Ponies, kittens a big hit with visiting city kids
January 17, 2011 · 1:03 PM
The ponies and the kitties were a big hit among the more than two dozen kids, mothers and chaperones at Mark and Julie Bergquist’s Enumclaw ranch.
The group, who made the trek from Seattle’s Union Gospel Mission women and children’s shelter, thought lunch wasn’t bad either. And the warm coats and hot cocoa were definitely welcome as the temperatures dropped into the 30s and the wind kicked up a bit.
The forecasted snow that Saturday in early January held off until Sunday, but would have been the perfect touch for the late Christmas gift.
“This was a lot of fun,” said Jessica Joyce, who brought her four children between the ages of 1 and 5. “The kids had fun on the farm. They got to ride horses, which they’ve never done.”
The kids, ages 3 to 12, also got up close with a few goats and rabbits. There were crafts to participate in inside the barn and, of course, there were cats to chase, pick up and pet. Everyone went home with a rosette or ribbon.
It was the first time the Bergquists opened their Enumclaw ranch to such an event, but something they did often while living in Spokane.
“It was a great experience for my children, family and friends,” Julie Bergquist said.
Unlike years past, this time Bergquist went looking for help and found it in King County’s many 4-H clubs.
More than 50 4-H members, parents and alumni – most of them from the Plateau area – volunteered for at the event.
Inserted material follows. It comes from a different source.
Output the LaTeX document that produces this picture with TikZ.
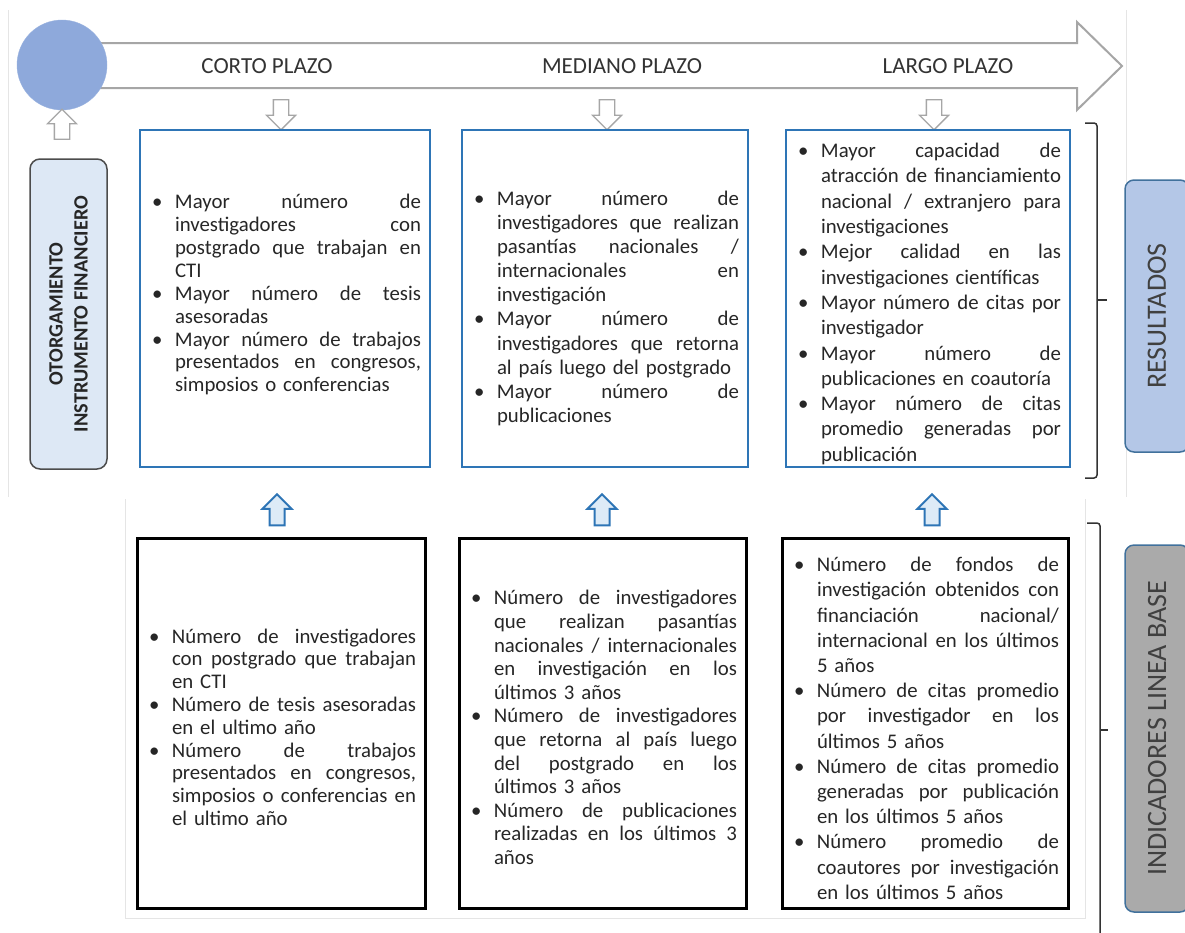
\documentclass[tikz,border=0pt]{standalone}
\usepackage{fontspec}
\setmainfont{Carlito}
\usetikzlibrary{shapes.arrows}

\definecolor{azul}{RGB}{46,117,182}
\definecolor{azulclaro}{RGB}{221,235,247}
\definecolor{circulo}{RGB}{142,169,219}
\definecolor{grisflecha}{RGB}{166,166,166}
\definecolor{otorga}{RGB}{221,232,245}
\definecolor{resul}{RGB}{180,199,231}
\definecolor{indic}{RGB}{170,170,170}
\definecolor{bordeazul}{RGB}{65,113,156}
\definecolor{texto}{RGB}{38,38,38}

% linea justificada de una vineta
\newcommand{\fila}[1]{\hbox to \dimexpr\hsize-26pt\relax{\spaceskip=\fontdimen2\font plus 1fil\relax #1}\newline}
\newcommand{\punto}{\par\noindent\hangindent=26pt\hangafter=1%
  \makebox[26pt][l]{\hspace{3pt}\textbullet}}

\tikzset{
  caja/.style={line width=2, text width=#1, inner xsep=9, inner ysep=0, text=texto},
  interlinea/.style={font=\fontsize{20.8}{#1}\selectfont},
  resultado/.style={caja=#1, draw=azul, minimum height=337},
  indicador/.style={caja=#1, draw=black, line width=3, minimum height=370},
  hueca/.style={single arrow, draw=grisflecha, fill=white, line width=1.3, inner sep=7,
    single arrow head extend=7, minimum height=30},
  subir/.style={single arrow, draw=azul, fill=azulclaro, line width=2, inner sep=6.5,
    single arrow head extend=7, minimum height=31, rotate=90},
  plazo/.style={font=\fontsize{23}{26}\selectfont, text=black!80},
  lateral/.style={rounded corners=9, line width=1.5, draw=bordeazul, minimum height=64,
    rotate=90, font=\fontsize{28}{32}\selectfont, text=black!75},
  marco/.style={draw=gray!20, line width=1},
  llave/.style={draw=black!80, line width=1.5, rounded corners=3}
}

\begin{document}
\begin{tikzpicture}[x=1pt, y=-1pt]
\clip (0,0) rectangle (1185,932);
% marcos
\draw[marco] (8,10) -- (8,497);
\draw[marco] (1126,10) -- (1126,497);
\draw[marco] (125,499) -- (125,918) -- (1085,918) -- (1085,499);

% flecha del tiempo
\draw[draw=grisflecha, line width=2, fill=white, line join=miter]
  (80,43) -- (1077,43) -- (1077,22) -- (1122,66) -- (1077,110) -- (1077,88) -- (80,88) -- cycle;
\node[circle, fill=circulo, draw=circulo!90!white, minimum size=90, inner sep=0] (inicio) at (62,65) {};

\node[plazo] (corto) at (267,66) {CORTO PLAZO};
\node[plazo] (mediano) at (622,66) {MEDIANO PLAZO};
\node[plazo] (largo) at (948,66) {LARGO PLAZO};

\node[draw=gray!60!black, fill=otorga, rounded corners=10, line width=1.5, minimum width=310,
  minimum height=77, rotate=90, align=center, text=texto,
  font=\bfseries\fontsize{20.3}{25}\selectfont] (otorgamiento) at (68.5,314)
  {OTORGAMIENTO\\INSTRUMENTO FINANCIERO};
\node[hueca, rotate=90] (subida) at (62,128) {};

\foreach \x/\n in {281/1,607/2,934/3}
  \node[hueca, rotate=-90] (bajar\n) at (\x,111) {};

% resultados
\node[resultado=272, interlinea=22.9] (res1) at (285,298.5) {%
\punto\fila{Mayor número de}\fila{investigadores con}\fila{postgrado que trabajan en}CTI
\punto\fila{Mayor número de tesis}asesoradas
\punto\fila{Mayor número de trabajos}\fila{presentados en congresos,}simposios o conferencias\par
\vspace*{16pt}};

\node[resultado=268, interlinea=24.1] (res2) at (605,298.5) {%
\vspace*{10pt}
\punto\fila{Mayor número de}\fila{investigadores que realizan}\fila{pasantías nacionales /}\fila{internacionales en}investigación
\punto\fila{Mayor número de}\fila{investigadores que retorna}al país luego del postgrado
\punto\fila{Mayor número de}publicaciones\par};

\node[resultado=266, interlinea=25.3] (res3) at (928,298.5) {%
\punto\fila{Mayor capacidad de}\fila{atracción de financiamiento}\fila{nacional / extranjero para}investigaciones
\punto\fila{Mejor calidad en las}investigaciones científicas
\punto\fila{Mayor número de citas por}investigador
\punto\fila{Mayor número de}publicaciones en coautoría
\punto\fila{Mayor número de citas}\fila{promedio generadas por}publicación\par};

\foreach \x/\n in {277/1,602/2,932/3}
  \node[subir] (subir\n) at (\x,513.5) {};

% indicadores
\node[indicador=270, interlinea=22.8] (ind1) at (281,723) {%
\punto\fila{Número de investigadores}\fila{con postgrado que trabajan}en CTI
\punto\fila{Número de tesis asesoradas}en el ultimo año
\punto\fila{Número de trabajos}\fila{presentados en congresos,}\fila{simposios o conferencias en}el ultimo año\par};

\node[indicador=269, interlinea=23.6] (ind2) at (602.5,723) {%
\punto\fila{Número de investigadores}\fila{que realizan pasantías}\fila{nacionales / internacionales}\fila{en investigación en los}últimos 3 años
\punto\fila{Número de investigadores}\fila{que retorna al país luego}\fila{del postgrado en los}últimos 3 años
\punto\fila{Número de publicaciones}\fila{realizadas en los últimos 3}años\par};

\node[indicador=268, interlinea=25.2] (ind3) at (925,723) {%
\punto\fila{Número de fondos de}\fila{investigación obtenidos con}\fila{financiación nacional/}\fila{internacional en los últimos}5 años
\punto\fila{Número de citas promedio}\fila{por investigador en los}últimos 5 años
\punto\fila{Número de citas promedio}\fila{generadas por publicación}en los últimos 5 años
\punto\fila{Número promedio de}\fila{coautores por investigación}en los últimos 5 años\par};

% llaves
\draw[llave] (1085,123) -- (1097,123) -- (1097,478) -- (1085,478);
\draw[llave] (1097,300) -- (1107,300);
\draw[llave] (1087,523) -- (1100,523) -- (1100,940);
\draw[llave] (1100,730) -- (1108,730);

\node[lateral, fill=resul, minimum width=272] (resultados) at (1157,316) {RESULTADOS};
\node[lateral, fill=indic, minimum width=367] (indicadores) at (1157,728.5) {INDICADORES LINEA BASE};
\end{tikzpicture}
\end{document}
Representatives from Classic Riders, Enumclaw Trailblazers, Evergreen Equestrians, Golden Horseshoes, Happy Hayburners, Mounted Mischief, Royal Riders and Wranglers and Riders were all there.
Teen Leaders of Tomorrow provided lunch.
The 4-H clubs also gave away more than 100 coats collected as part of a coat and sock drive.
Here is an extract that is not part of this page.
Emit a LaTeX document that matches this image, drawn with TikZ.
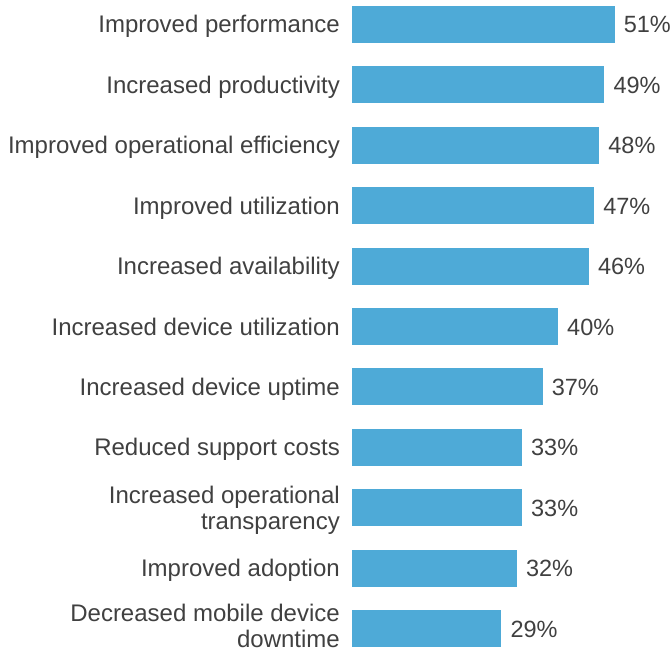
\documentclass[tikz,border=0pt]{standalone}
\usepackage{fontspec}
\setmainfont{Liberation Sans}
\definecolor{barblue}{HTML}{4EAAD7}
\definecolor{txtgray}{HTML}{404040}
\begin{document}
\begin{tikzpicture}[x=1pt, y=-1pt,
    lab/.style={text=txtgray, font=\fontsize{24}{26}\selectfont, align=right, inner sep=0pt, text depth=0pt},
    pct/.style={text=txtgray, font=\fontsize{23.5}{26}\selectfont, inner sep=0pt}]
\useasboundingbox (0,0) rectangle (670,650);

% label / value / shift of the last line
\foreach \t/\v/\d [count=\i from 0] in {Improved performance/51/0, Increased productivity/49/0,
    Improved operational efficiency/48/0, Improved utilization/47/0, Increased availability/46/0,
    Increased device utilization/40/0, Increased device uptime/37/0, Reduced support costs/33/0,
    {Increased operational\\transparency}/33/13, Improved adoption/32/0,
    {Decreased mobile device\\downtime}/29/10}
{
    \fill[barblue] (352,6+60.4*\i) rectangle ++(5.15*\v,37);
    \node[lab, anchor=base east] (l\i) at (340,33+\d+60.4*\i) {\t};
    \node[pct, anchor=base west] (p\i) at (361+5.15*\v,33+60.4*\i) {\v\%};
}
\end{tikzpicture}
\end{document}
“The kids left happy, full and bearing gifts from the 4-H program,” said Kim Giglio, a leader with Mounted Mischief.
“We want to do outreach,” said Enumclaw High graduate Noelle Borland, who was there helping out. “We want to help people.”
As a former Pierce County 4-H member, Teylar Greer, who came out with the visitors from Hope Place, was happy to see familiar faces at the farm.
“It was cool that it became a 4-H event,” she said.